W. Dennie Spry Soccer Stadium (usually called Spry Stadium) is a soccer-specific stadium located on the campus of Wake Forest University in Winston-Salem, North Carolina where it is home to the Wake Forest Demon Deacons' men's and women's soccer teams.

The venue was named in honor of William Dennie Spry, a retired partner in the Winston-Salem law firm of "Allman Spry Davis Leggett & Crumpler".

== History ==
Opened in 1996, W. Dennie Spry Soccer Stadium is home to the Wake Forest men's and women's soccer programs. Considered one of the top college soccer facilities in the country, the 3,000-seat stadium is considered a jewel in Wake Forest's family of athletic facilities and gives the Demon Deacons a true home field advantage.

The Spry Stadium complex features a fully lit natural grass playing field along with two lit natural grass practice fields. The facility also includes a state-of-the-art scoreboard and sound system, locker rooms for both the men's and women's teams, a pressbox with rooftop observation deck and concession stands.
The Deacons regularly play in front of packed crowds, as the campus and local communities support the men's and women's teams. A strong contingent of students can always be found on the hill overlooking the north side of the stadium.

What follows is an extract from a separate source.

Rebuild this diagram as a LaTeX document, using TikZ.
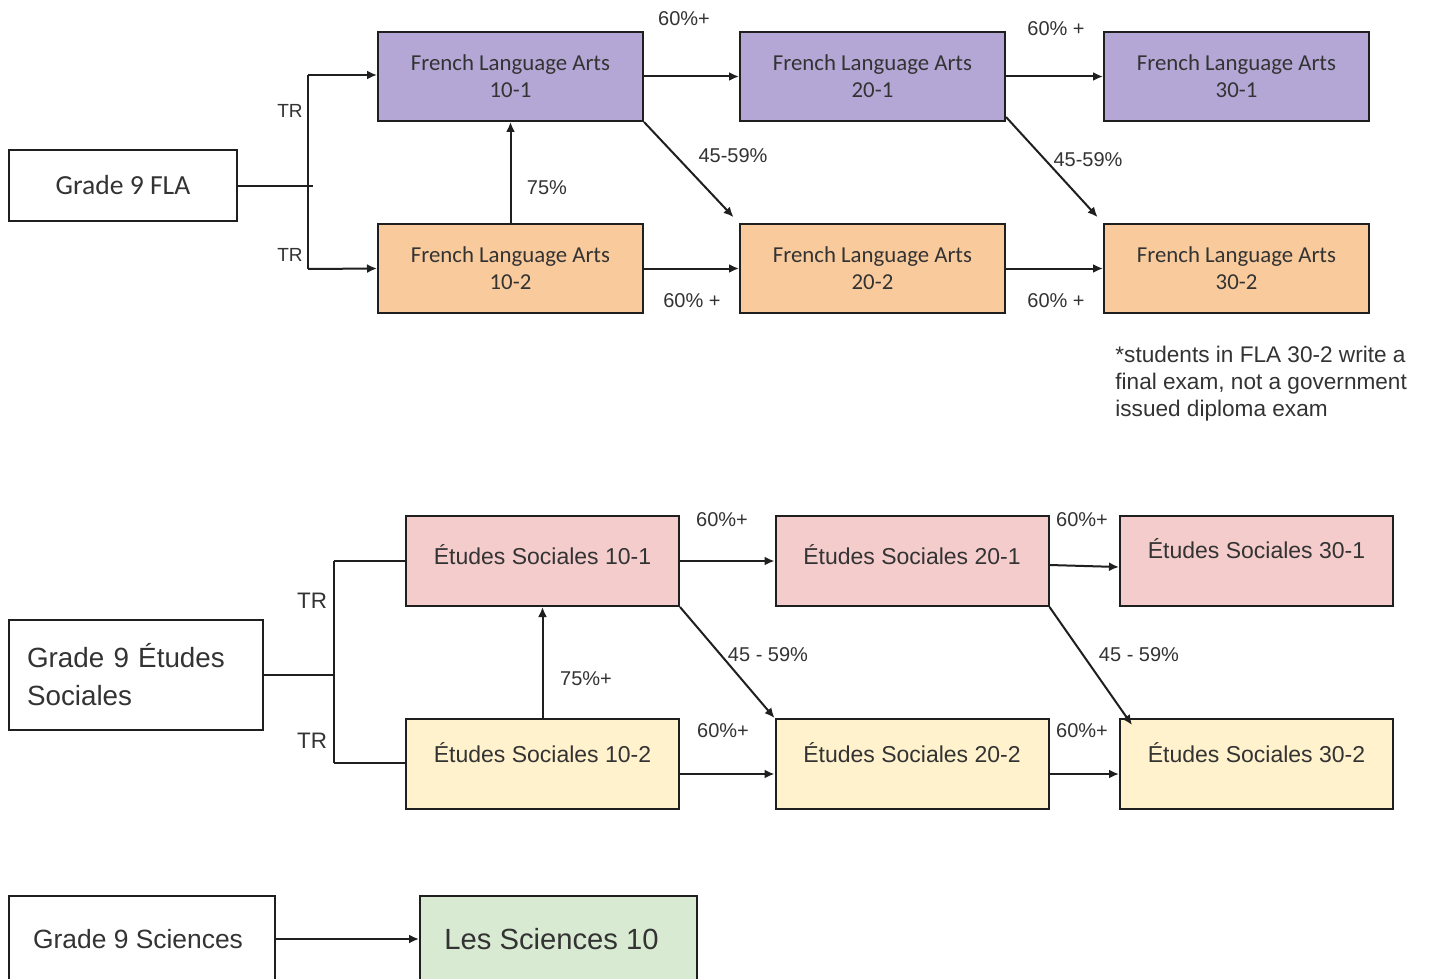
\documentclass[tikz,border=0pt]{standalone}
\usepackage{fontspec}
\setmainfont{Liberation Sans}
\newfontfamily\carlito{Carlito}
\usetikzlibrary{arrows.meta}
\definecolor{purp}{HTML}{B4A7D6}
\definecolor{oran}{HTML}{F9CB9C}
\definecolor{pink}{HTML}{F4CCCC}
\definecolor{yell}{HTML}{FFF2CC}
\definecolor{gree}{HTML}{D9EAD3}
\definecolor{txt}{HTML}{333333}
\definecolor{ln}{HTML}{1F1F1F}
\tikzset{
  box/.style={draw=ln, line width=1pt, inner sep=0pt, text=txt, align=center},
  flabox/.style={box, minimum width=132.5pt, minimum height=44.5pt, font=\carlito\fontsize{11.4}{13.5}\selectfont},
  esbox/.style={box, minimum width=136.5pt, minimum height=45pt, font=\fontsize{11.5}{13.8}\selectfont},
  conn/.style={draw=ln, line width=1pt},
  arr/.style={conn, -{Latex[length=5pt,width=4.5pt]}},
  lab/.style={text=txt, inner sep=0pt, font=\fontsize{10}{12}\selectfont},
}
\begin{document}
\begin{tikzpicture}[x=0.5pt,y=-0.5pt]
\clip (0,0) rectangle (1429,979);
\fill[white] (0,0) rectangle (1429,979);

% ---------- French Language Arts ----------
\node[box, minimum width=114pt, minimum height=35.5pt, font=\carlito\fontsize{13.8}{16}\selectfont] (g9fla) at (123,185.5) {Grade 9 FLA};
\node[flabox, fill=purp] (fla101) at (510.5,76.5) {French Language Arts\\10-1};
\node[flabox, fill=purp] (fla201) at (872.5,76.5) {French Language Arts\\20-1};
\node[flabox, fill=purp] (fla301) at (1236.5,76.5) {French Language Arts\\30-1};
\node[flabox, fill=oran] (fla102) at (510.5,268.5) {French Language Arts\\10-2};
\node[flabox, fill=oran] (fla202) at (872.5,268.5) {French Language Arts\\20-2};
\node[flabox, fill=oran] (fla302) at (1236.5,268.5) {French Language Arts\\30-2};

\coordinate (fj) at (313,185.5);
\coordinate (ftop) at (308,75);
\coordinate (fbot) at (308,269);
\draw[conn] (g9fla.east) -- (fj);
\draw[conn] (ftop) -- (fbot);
\draw[arr] (ftop) -- (fla101.west |- ftop);
\draw[arr] (fbot) -- (fla102.west);
\draw[arr] (fla102.north) -- (fla101.south);
\draw[arr] (fla101.east) -- (fla201.west);
\draw[arr] (fla201.east) -- (fla301.west);
\draw[arr] (fla102.east) -- (fla202.west);
\draw[arr] (fla202.east) -- (fla302.west);
\draw[arr, shorten >=4pt] (fla101.south east) -- (fla202.north west);
\draw[arr, shorten >=4pt] ([yshift=2.5pt]fla201.south east) -- (fla302.north west);

\node[lab, font=\fontsize{9.5}{11}\selectfont] (tr1) at (290,111) {TR};
\node[lab, font=\fontsize{9.5}{11}\selectfont] (tr2) at (290,255) {TR};
\node[lab] (l75) at (547,188) {75\%};
\node[lab] (l1) at (684,19) {60\%+};
\node[lab] (l2) at (1056,29) {60\% +};
\node[lab] (l3) at (733,156) {45-59\%};
\node[lab] (l4) at (1088,160) {45-59\%};
\node[lab] (l5) at (692,301) {60\% +};
\node[lab] (l6) at (1056,301) {60\% +};
\node[lab, anchor=west, align=left, font=\fontsize{11.3}{13.5}\selectfont] (note) at (1115,384)
  {*students in FLA 30-2 write a\\final exam, not a government\\issued diploma exam};

% ---------- Etudes Sociales ----------
\node[box, text width=109pt, inner xsep=9pt, minimum height=55pt, align=left, font=\fontsize{13.9}{19}\selectfont] (g9es) at (136,675) {Grade 9 Études\\Sociales};
\node[esbox, fill=pink] (es101) at (542.5,561) {\raisebox{3pt}[\height][\depth]{Études Sociales 10-1}};
\node[esbox, fill=pink] (es201) at (912,561) {\raisebox{3pt}[\height][\depth]{Études Sociales 20-1}};
\node[esbox, fill=pink] (es301) at (1256.5,561) {\raisebox{6pt}[\height][\depth]{Études Sociales 30-1}};
\node[esbox, fill=yell] (es102) at (542.5,764) {\raisebox{5.5pt}[\height][\depth]{Études Sociales 10-2}};
\node[esbox, fill=yell] (es202) at (912,764) {\raisebox{5.5pt}[\height][\depth]{Études Sociales 20-2}};
\node[esbox, fill=yell] (es302) at (1256.5,764) {\raisebox{5.5pt}[\height][\depth]{Études Sociales 30-2}};

\coordinate (ej) at (334,675);
\coordinate (etop) at (334,561);
\coordinate (ebot) at (334,763);
\draw[conn] (g9es.east) -- (ej);
\draw[conn] (etop) -- (ebot);
\draw[conn] (etop) -- (es101.west);
\draw[conn] (ebot) -- (es102.west |- ebot);
\draw[arr] (es102.north) -- (es101.south);
\draw[arr] (es101.east) -- (es201.west);
\draw[arr] ([yshift=-2pt]es201.east) -- ([yshift=-3pt]es301.west);
\draw[arr] (es101.south east) -- (es202.north west);
\draw[arr] (es201.south east) -- ([xshift=6.5pt,yshift=-3.5pt]es302.north west);
\draw[arr] ([yshift=-5pt]es102.east) -- ([yshift=-5pt]es202.west);
\draw[arr] ([yshift=-5pt]es202.east) -- ([yshift=-5pt]es302.west);

\node[lab, font=\fontsize{11.2}{13}\selectfont] (tr3) at (312,601) {TR};
\node[lab, font=\fontsize{11.2}{13}\selectfont] (tr4) at (312,741) {TR};
\node[lab] (m75) at (586,679) {75\%+};
\node[lab] (m1) at (722,520) {60\%+};
\node[lab] (m2) at (1082,520) {60\%+};
\node[lab] (m3) at (723,731) {60\%+};
\node[lab] (m4) at (1082,731) {60\%+};
\node[lab] (m5) at (768,655) {45 - 59\%};
\node[lab] (m6) at (1139,655) {45 - 59\%};

% ---------- Sciences ----------
\node[box, minimum width=133pt, minimum height=43pt, font=\fontsize{13.2}{16}\selectfont] (g9sci) at (142,939) {\hspace*{-4pt}Grade 9 Sciences};
\node[box, fill=gree, minimum width=138.5pt, minimum height=43pt, font=\fontsize{14.6}{17}\selectfont] (lessci) at (558.5,939) {\hspace*{-7pt}Les Sciences 10};
\draw[arr] (g9sci.east) -- (lessci.west);
\end{tikzpicture}
\end{document}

Spry Stadium has hosted several major soccer events. The ACC Tournament has been contested four times at Spry: the women's tournament was held there in 1997, while the men's event was held at the venue for three straight years from 1998 to 2000.

In March 2001, Spry Stadium hosted a Major League Soccer exhibition match between the Miami Fusion and D.C. United and an exhibition match between Wake Forest and the United States U-17 National Team.

Spry Stadium was one of the hosts for the 2020 NCAA Division I Men's Soccer Tournament and the 2020 NCAA Division I Women's Soccer Tournament.